BMaj The Bucklin Majority is the best ranking for which more than half of the ratings have the team ranked at least that high. If there are an odd number of ratings this is identically the arithmetic median of the team's ranks. For an even number of ratings, it is the best rank worse than the arithmetic median.
This is my preferred "generic" composite rank. As Dr. Massey wrote about the median this "has the advantage of being less influenced by outlier rankings." To be more precise, an "outlier" on the better side of this rank counts the same as at least half of the ratings, and an outlier on the worse side contributes nothing.

I also report the geometric mean of the computer rankings just for interest, but I do not include it in any of the correlations.

To determine the report sequence I find the cumulative distances between the composites and the computer ratings, and choose the composite with the least. For the rankings compiled Sat Mar 30 12:38:23 2019 that chooses the Condorcet rank, and the computer ratings are ordered the same as they are using the consensus used on the Ranking Composite page.

A related rank-based correlation to the one I chose is just to calculate the number of team-pairs that are in the same relative order in both lists divided by the total number of team-pairs. The result is a value between 0 and 1, shown in this table without the "0." for correlations between the composite and computer-based rankings.

BMaj Borda Mcomp MAS KLK DII ISR RT MGS MOR NOL RPI

Cond 9885 9867 9848 9733 9732 9654 9641 9484 9477 9184 9036 8983

BMaj 9847 9830 9715 9713 9644 9628 9483 9470 9187 9035 8987

Borda 9974 9678 9675 9633 9607 9525 9448 9217 9098 9034

Mcomp 9664 9657 9617 9590 9518 9437 9216 9115 9029

MAS 9616 9579 9583 9370 9409 9045 9017 8904

KLK 9601 9567 9369 9421 9125 8900 8918

DII 9474 9343 9313 9177 8863 8928

ISR 9240 9429 8981 8912 9004

RT 9156 9226 9072 8820

MGS 9003 8794 8825

MOR 8747 8465

NOL 8546

It is easier to see how the computer rankings can be categorized from a graph of the correlation to composite for { MAS KLK DII ISR RT MGS MOR NOL RPI }

The first four ratings { MAS KLK DII ISR } form a group that conforms to the composites for at least 95.70 per cent of all team pairs, and to each other by 94.74 per cent or better. The next two { RT MGS } fall into the range 94.37 to 95.25 per cent conformance to composites and to each other for 91.56 per cent. The third group { MOR NOL RPI } conform to the composites anywhere from 89.83 to 92.17 per cent and to each other only 84.65 per cent to 87.47 per cent.
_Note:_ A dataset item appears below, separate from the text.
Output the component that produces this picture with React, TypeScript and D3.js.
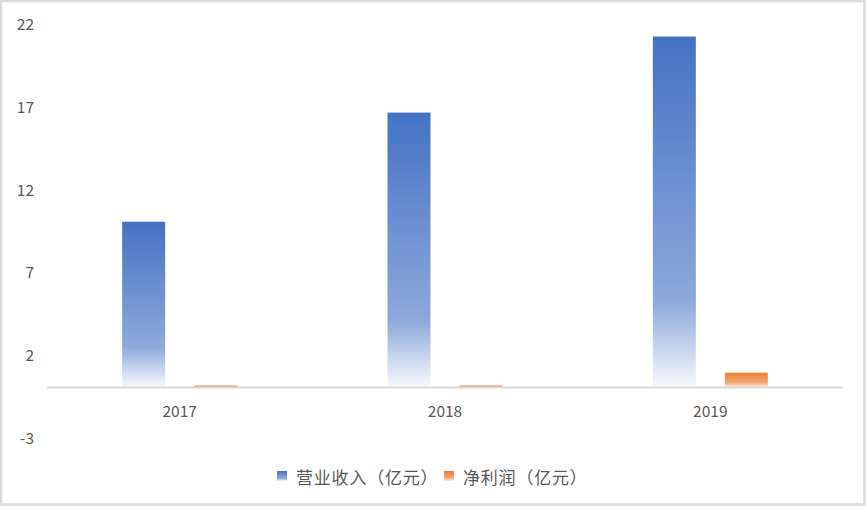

The rankings that are least like the consensus are least like each other, so we can't conclude that they are similar algorithms. It's a good bet, though, that the ratings in the first group weigh the same inputs very much the same way.

I'll report the extra "composite" rankings as Computer Ranking Composites including a table of distances between rankings after the report by team.

Borda	Define the "Borda Count" for each team as the number of teams ranked worse than the given team. Order the teams in decreasing ∑(Borda Count) over all computer ratings. The Borda rank is the same as a ranking by the aritmetic mean of the computer rankings. It would be identical with Dr. Massey's consensus rank (which I denote by MComp) were the latter to not include the human polls that don't raank all teams.)
Cond	The Condorcet ranking defines a "pairwise win" of team A over team B if a majority of ratings have A ranked better than B, a "pairwise loss" if a majority of ratings have A ranked worse than B. If there are an even number of ratings there could be "pairwise ties." Order the teams by decreasing pairwise winning percentage to assign ranks.
BMaj	The Bucklin Majority is the best ranking for which more than half of the ratings have the team ranked at least that high. If there are an odd number of ratings this is identically the arithmetic median of the team's ranks. For an even number of ratings, it is the best rank worse than the arithmetic median. This is my preferred "generic" composite rank. As Dr. Massey wrote about the median this "has the advantage of being less influenced by outlier rankings." To be more precise, an "outlier" on the better side of this rank counts the same as at least half of the ratings, and an outlier on the worse side contributes nothing.